Tupaia aura tout de même permis, en Nouvelle-Zélande, d’éviter des affrontements, faisant de lui un interprète, médiateur et diplomate hors pair. Une qualité qu’il met en pratique aussi en Australie. Malheureusement, comme Ahutoru, Tupaia ne retrouvera pas sa terre natale : il décède à Jakarta, vraisemblablement en 1770, sans consensus sur les causes et la date exacte de son décès.

Tupaia devint toutefois célèbre dans le Pacifique et notamment en Nouvelle-Zélande. En effet, en 1774, James Cook revient sur l’archipel tout au sud du Pacifique, mais dans une autre partie, sans contact avec les Maori qu’il avait alors rencontré avec Tupaia. Pourtant, les Maori qu’il rencontre s'enquièrent au sujet du célèbre tahitien. Cette célébrité semble être due au fait que Tupaia venait du lieu d'origine des Maoris et que leurs traditions avaient conservé le souvenir de cette terre sacrée.

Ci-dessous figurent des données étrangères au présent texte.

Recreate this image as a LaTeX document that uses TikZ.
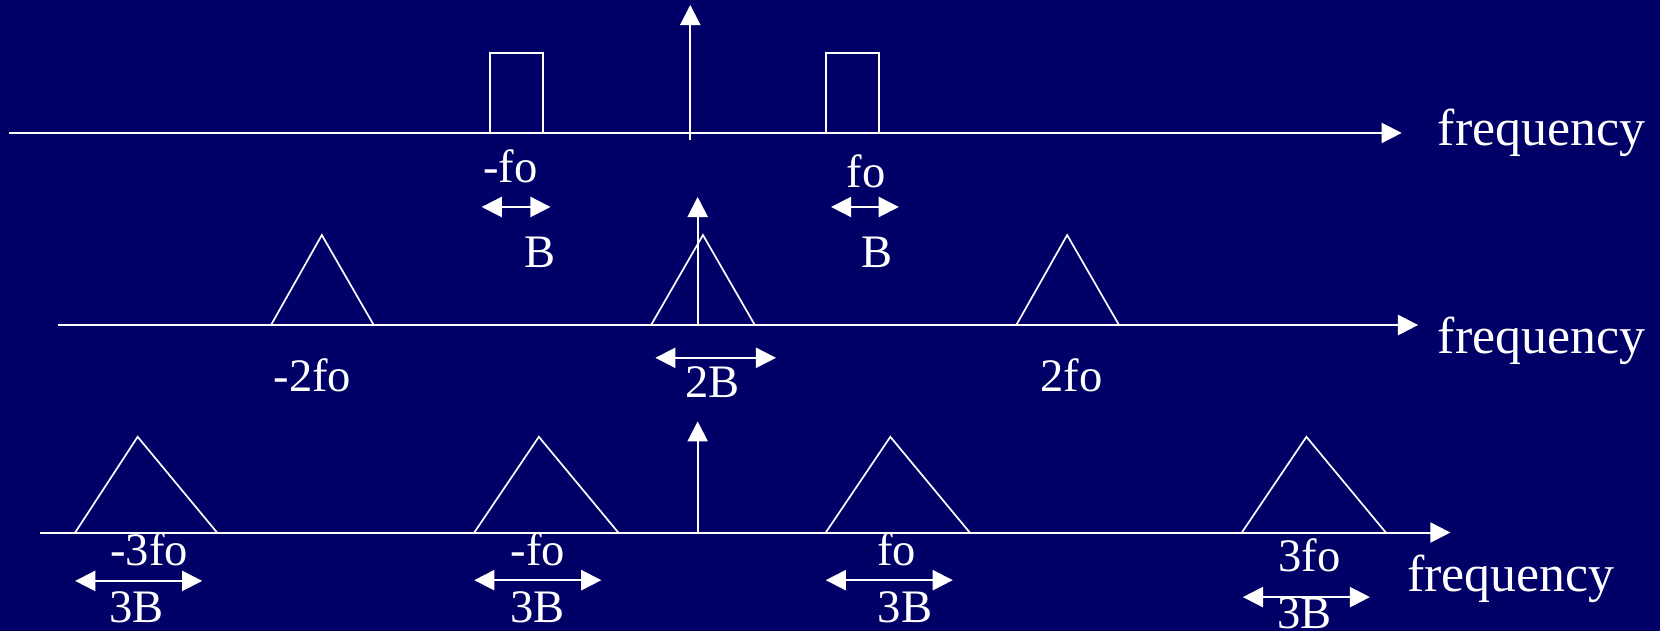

Aujourd'hui, Tupaia est un personnage important pour l'histoire des Maoris de Nouvelle-Zélande et l'anniversaire de son arrivée dans le pays a été commémorée par le gouvernement néo-zélandais en 2019. La même année, la compagnie tahitienne Air Tahiti Nui baptise un de ses nouveaux appareils en son honneur. Son descendant, Teuraiterai Tupaia, est champion de France de Javelot et a participé aux Jeux Olympiques de Paris en 2024.